Gifts that Grief can Give
Gifts can come alongside grief. It’s taken time through my own grieving journey to understand all that I’ve actually gained, through loss.
There is incredible pain through grief. Enduring the early days, weeks, and months is not easy. Grief continually crops up through moments that easily produce a lump in your throat or trigger the deep sense of loss. In many ways, it saddles up alongside us forever. Despite that, the passage of time thankfully allows us to reap the hardest-won rewards of a grieving journey. We can start to lay down what it has taken away from us to more fully appreciate what it can give back.

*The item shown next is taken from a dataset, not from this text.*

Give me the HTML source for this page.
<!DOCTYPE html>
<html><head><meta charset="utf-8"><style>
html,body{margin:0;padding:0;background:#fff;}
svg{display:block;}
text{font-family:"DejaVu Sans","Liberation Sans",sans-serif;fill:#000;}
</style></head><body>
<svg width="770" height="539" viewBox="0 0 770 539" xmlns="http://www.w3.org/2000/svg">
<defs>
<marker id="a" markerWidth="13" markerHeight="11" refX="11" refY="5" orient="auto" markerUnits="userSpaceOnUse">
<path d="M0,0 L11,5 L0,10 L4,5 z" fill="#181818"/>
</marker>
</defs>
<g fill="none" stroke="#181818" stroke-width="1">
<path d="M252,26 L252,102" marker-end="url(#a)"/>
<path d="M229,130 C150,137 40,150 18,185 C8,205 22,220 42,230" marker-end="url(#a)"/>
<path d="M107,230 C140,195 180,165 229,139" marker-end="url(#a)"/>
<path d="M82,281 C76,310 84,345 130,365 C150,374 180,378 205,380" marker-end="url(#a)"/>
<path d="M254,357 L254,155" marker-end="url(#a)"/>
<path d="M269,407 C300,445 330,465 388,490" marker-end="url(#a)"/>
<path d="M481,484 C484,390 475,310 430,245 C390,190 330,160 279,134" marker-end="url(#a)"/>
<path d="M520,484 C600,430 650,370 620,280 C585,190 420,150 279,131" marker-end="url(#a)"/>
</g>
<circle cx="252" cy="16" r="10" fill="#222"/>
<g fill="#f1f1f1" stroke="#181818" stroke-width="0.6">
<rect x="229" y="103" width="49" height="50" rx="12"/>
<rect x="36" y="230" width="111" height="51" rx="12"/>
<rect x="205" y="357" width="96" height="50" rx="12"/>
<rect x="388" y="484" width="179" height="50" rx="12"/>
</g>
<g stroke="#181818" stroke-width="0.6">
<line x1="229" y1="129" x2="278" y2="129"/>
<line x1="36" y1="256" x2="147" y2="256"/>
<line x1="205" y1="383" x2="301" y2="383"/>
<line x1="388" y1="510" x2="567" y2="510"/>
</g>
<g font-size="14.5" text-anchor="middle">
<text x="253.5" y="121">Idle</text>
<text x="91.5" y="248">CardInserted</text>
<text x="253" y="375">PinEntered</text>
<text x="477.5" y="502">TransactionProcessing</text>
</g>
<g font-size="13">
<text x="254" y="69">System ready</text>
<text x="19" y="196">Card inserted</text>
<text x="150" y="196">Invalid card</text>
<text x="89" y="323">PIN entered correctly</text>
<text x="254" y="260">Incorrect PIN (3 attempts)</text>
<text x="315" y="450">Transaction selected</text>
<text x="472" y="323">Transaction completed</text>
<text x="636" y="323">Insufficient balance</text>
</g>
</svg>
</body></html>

Gifts that can come with grief:
Patience
Grief gifts us patience, particularly with our own feelings. Early on, I would try and rush through and quickly fix or at least shove down my feelings of anxiety or angst. Grief is not comfortable, it hurts and it’s painful, and I didn’t want to feel any of those things. Because of trying to skip over all those, I often suffered from a short attention span, I was easily distracted, and feelings of worry and sadness overwhelmed me. Through support groups, therapy, and guidance from those who had been in my shoes, I learned the importance of being patient with myself (and others). I learned to accept those feelings as they were, and sit or walk with them for awhile. I eventually recognized that those feelings would come, and they would go. It took practice not to avoid and rush through the uncomfortable, and I still work on it. The gift of patience through grief, beyond a stronger sense of calm and healing, is one that has spilled over to more fully experience all emotions, which means happiness and joy too.
Kindness
My mother has always taught us to “lead with love.” It’s been used as a mantra of sorts through hardships in our family. Grief gifts you an incredible, newfound sense to easily forgo judgement of others because we now know that we can’t fully understand what they have been through. Grief brings new perspective on what is important, and what isn’t. There is a deeper sense of empathy for others that comes alongside our own loss. Kindness comes easier, and it is a gift that grief gives us.
Strength
A good friend had sent me a greeting card quoting Bob Marley, “You never know how strong you are until being strong is your only choice.” Grief oftentimes comes our way because the unimaginable happened, and we find ourselves living in a situation we didn’t expect, or certainly didn’t wish to happen. There are times that we have no other option than to dig deep and flex an inner strength we didn’t even know we had. So not only do we discover we were stronger than we knew, we continue to gain strength through the journey. I’m not implying a grieving person always needs to be strong, because some days that tank is empty, and that’s OK as we rely on those around us. However, grief gifts us the ability to uncover the unfailing strength to get through something we never thought we could.
Years ago, I wouldn’t have thought that grief could have given me anything but sleepless nights, overwhelming pain, and a sense loss. However, perhaps one of the most healing parts of this journey is acknowledging and accepting all that grief can actually give back, and being able to share the patience, kindness, and strength with others.